For most of the thrifty and frugal crowd, camping is a common summer adventure.
One of our readers (Thanks Judy) recently introduced me to “Boondocking.”
Boondocking is camping rough. Really rough. It’s also free. Boondocking refers to camping for free, weather it is at a Casino’s RV site or a wilderness area in a public park.
I’ve found several websites that index and rate “boondocking” sites:
True, some “perks” of maintained campgrounds aren’t always available — flush toilets and latrines, electricity hookups, noisy campsite neighbors.
There are a number of easy workarounds for the lack of plumbing (I’l let you Google “boondocking tips” for that info though).
Aside from roughing it, how else can you save money on your family camping trips?
1. Get your gear used. Tons of people take up camping every year, but tons of people give it up too. Freecycle lists, CraigsList and the classified ads are great ways to get the big stuff like camp stoves and tents. Smaller items like silverware, cooking pans and knives are easily (and cheaply) found at yard sales and thrift stores. Housewares are easiest to find in July right after “wedding season” and hardest to find in August and September when everyone is hunting up that stuff for dormitories. Conversely, if you’re not opposed to dumpster diving, check out your local college campus dorm dumpster areas as soon as the school year ends for a serious stash of housewears being ditched by departing grads.
2. Save on space and ice by preparing and freezing meals ahead. We make rice pudding, and freeze it in gallon sized ziploc bags. It stays frozen a long time, and makes great breakfasts over the campfire. Besides, it doesn’t leave puddles in the bottom of the cooler.
3. Try solar lights. You can find solar garden lights just about anywhere now, and they are great for marking out obstacles on the campsite, or having in the tent for little ones who are afraid of the dark.
4. Day camp. This never occurred to me until I saw a family doing this at a local lakefront park. They pitched a tent on the lawn, pulled out their cooler and sent the kids to play. Mom and dad held down “home base” at the tent and kept an eye on the kids. Little ones returned to the tent for naps or to change from swimsuits to playground clothes. It didn’t cost the family anything except the cooler full of water bottles and peanut butter sandwiches and the kids got to play all day. (Oh, and did I mention, mom didn’t have to check the shower for spiders, wash dishes in the dark, hassle with the propane stove, or worry about bears). When the sun went down or the kids got tired of playing, the family just folded up their tent and lawn chairs, and went home.

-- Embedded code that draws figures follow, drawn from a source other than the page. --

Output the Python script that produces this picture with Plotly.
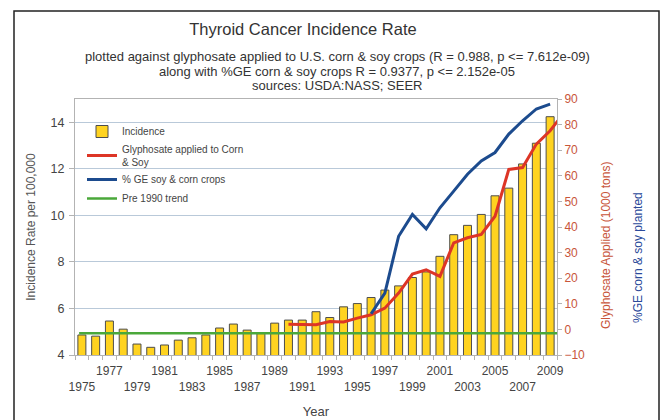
import plotly.graph_objects as go

years = list(range(1975, 2010))
incidence = [4.86, 4.81, 5.46, 5.11, 4.47, 4.33, 4.43, 4.64, 4.74, 4.86,
             5.16, 5.33, 5.07, 4.92, 5.37, 5.50, 5.50, 5.86, 5.61, 6.07,
             6.21, 6.47, 6.79, 6.97, 7.33, 7.57, 8.24, 9.17, 9.57, 10.04,
             10.84, 11.17, 12.21, 13.10, 14.24]

glyphosate_years = list(range(1990, 2011))
glyphosate = [2.0, 1.8, 1.8, 3.1, 2.9, 4.4, 5.7, 8.3, 14.2, 21.6,
              23.3, 20.7, 33.8, 35.8, 37.1, 44.2, 62.5, 63.2, 72.4, 77.6, 84.5]

ge_years = list(range(1996, 2010))
ge_pct = [6.1, 14.2, 36.4, 44.9, 39.3, 47.5, 54.0, 60.6, 65.8, 69.1,
          76.3, 81.5, 86.1, 88.0]

trend_years = [1974.8, 2010]
trend = [4.93, 4.93]

tick_years = list(range(1975, 2010, 2))
tick_labels = [str(y) if (y - 1977) % 4 == 0 else " <br>" + str(y) for y in tick_years]

subtitle_lines = [
    "plotted against glyphosate applied to U.S. corn &amp; soy crops (R = 0.988, p &lt;= 7.612e-09)",
    "along with %GE corn &amp; soy crops R = 0.9377, p &lt;= 2.152e-05",
    "sources: USDA:NASS; SEER",
]

FONT = "Liberation Sans"
ORANGE = "#c8553a"
BLUE_T = "#2b4a9a"

fig = go.Figure()
fig.add_trace(go.Bar(x=years, y=incidence, name="Incidence", width=0.58,
                     marker=dict(color="#ffd320", line=dict(color="#4d4d4d", width=1))))
fig.add_trace(go.Scatter(x=glyphosate_years, y=glyphosate, yaxis="y2", mode="lines",
                         name="Glyphosate applied to Corn<br>&amp; Soy",
                         line=dict(color="#dd3526", width=3)))
fig.add_trace(go.Scatter(x=ge_years, y=ge_pct, yaxis="y2", mode="lines",
                         name="% GE soy &amp; corn crops",
                         line=dict(color="#1c4b8e", width=3)))
fig.add_trace(go.Scatter(x=trend_years, y=trend, mode="lines", name="Pre 1990 trend",
                         line=dict(color="#4aa83a", width=2.5)))

L, R, T, B = 75, 103, 99, 65
PW, PH = 660 - L - R, 420 - T - B

def px_x(px):
    return (px - L) / PW

def px_y(py):
    return (420 - B - py) / PH

annotations = []
for line, ypx in zip(subtitle_lines, [56, 71, 85]):
    annotations.append(dict(text=line, xref="paper", yref="paper", x=px_x(337), y=px_y(ypx),
                            xanchor="center", yanchor="middle", showarrow=False,
                            font=dict(size=13, color="#333")))
annotations += [
    dict(text="Glyphosate Applied (1000 tons)", textangle=-90, xref="paper", yref="paper",
         x=px_x(606), y=px_y(246), xanchor="center", yanchor="middle",
         showarrow=False, font=dict(size=12, color=ORANGE)),
    dict(text="%GE corn &amp; soy planted", textangle=-90, xref="paper", yref="paper",
         x=px_x(638), y=px_y(258), xanchor="center", yanchor="middle",
         showarrow=False, font=dict(size=12, color=BLUE_T)),
]

fig.update_layout(
    width=660, height=420,
    margin=dict(l=L, r=R, t=T, b=B, autoexpand=False),
    paper_bgcolor="white", plot_bgcolor="white",
    font=dict(family=FONT, color="#444", size=12),
    showlegend=True,
    legend=dict(x=px_x(82), y=px_y(117), xanchor="left", yanchor="top",
                bgcolor="rgba(0,0,0,0)", font=dict(size=10, color="#444"),
                itemwidth=30, tracegroupgap=0, traceorder="normal"),
    bargap=0.4,
    xaxis=dict(range=[1974.5, 2009.5], tickvals=tick_years, ticktext=tick_labels,
               tickangle=0, ticks="", showgrid=False, showline=True, automargin=False,
               linecolor="#b3b3b3", mirror=True, zeroline=False, ticklabelstandoff=5,
               tickfont=dict(size=12, color="#444"),
               minor=dict(tick0=1974.5, dtick=1, ticks="outside", ticklen=4,
                          tickcolor="#b3b3b3", showgrid=False),
               title=dict(text="Year", font=dict(size=13, color="#444"), standoff=13)),
    yaxis=dict(range=[4, 15], tickvals=[4, 6, 8, 10, 12, 14], showgrid=True,
               gridcolor="#b9c9d9", gridwidth=1, showline=True, linecolor="#b3b3b3",
               mirror=True, ticks="outside", ticklen=5, tickcolor="#b3b3b3",
               ticklabelstandoff=2,
               zeroline=False, tickfont=dict(size=12.5, color="#444"), automargin=False,
               title=dict(text="Incidence Rate per 100,000",
                          font=dict(size=12, color="#555"), standoff=12)),
    yaxis2=dict(range=[-10, 90], dtick=10, overlaying="y", side="right",
                showgrid=False, zeroline=False, showline=True, linecolor="#b3b3b3",
                ticks="outside", ticklen=4, tickcolor="#b3b3b3", automargin=False,
                tickfont=dict(size=12, color=ORANGE)),
    title=dict(text="Thyroid Cancer Incidence Rate", x=303 / 660, xanchor="center",
               y=1 - 29 / 420, yanchor="middle",
               font=dict(size=16.5, color="#333")),
    annotations=annotations,
    shapes=[dict(type="rect", xref="paper", yref="paper",
                 x0=px_x(14), x1=px_x(659), y0=px_y(430), y1=px_y(11),
                 line=dict(color="#222", width=1.5), fillcolor="rgba(0,0,0,0)",
                 layer="above")],
)

fig.write_html("out.html", config={"displayModeBar": False},
               post_script="document.body.style.margin='0';")
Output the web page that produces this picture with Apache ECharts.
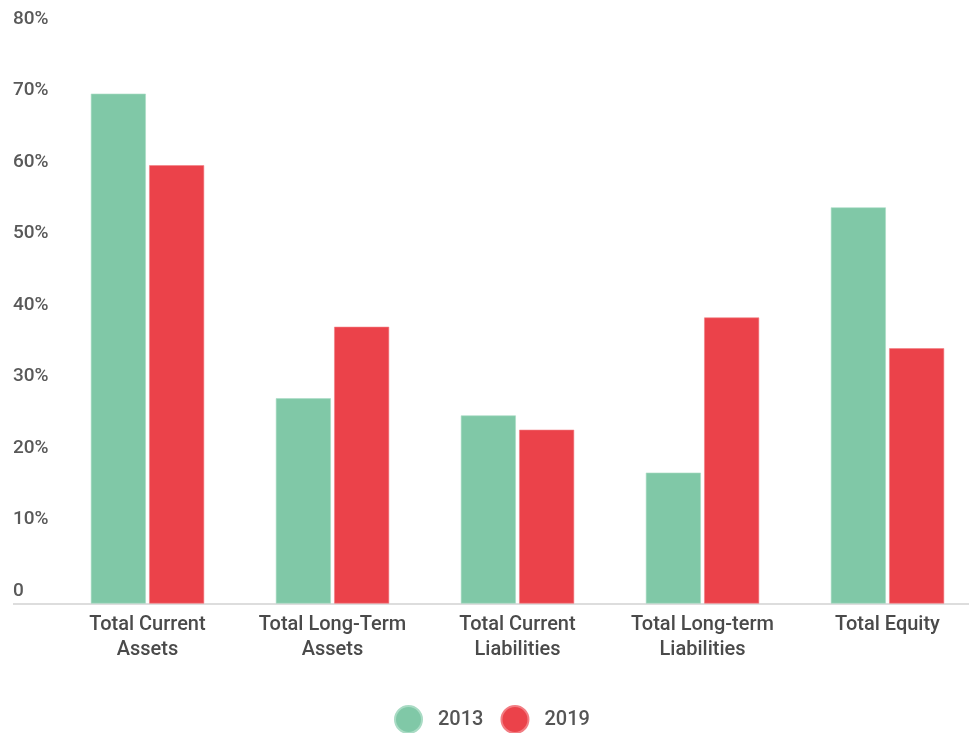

5. Camp off-season. My husband hates spiders, and as a result, will only camp in the winter. Like serious, dead-of-winter, snow-on-the-ground craziness. But let me tell you this, it’s cheap!
6. Camp during the week. If you’ve got the vacation time, a Monday-Thursday camping trip can sometimes cost 1/2 the weekend rates.
7. Share! Every summer we try to attend a four-day camping trip with some friends. Between us, we have five “parental teams” and around twenty children, or about eight tents and an RV. We rent three adjoining campsites and let the kids run loose between the three. That keeps our site rental fees very low, as we just split it based on the number of people in our group and the number of days we stay. We also share a couple of cook-stoves, and one fire pit, reducing our firewood expense greatly by sharing. (You can cook 35 marshmallows over one fire just as well as you can cook 4).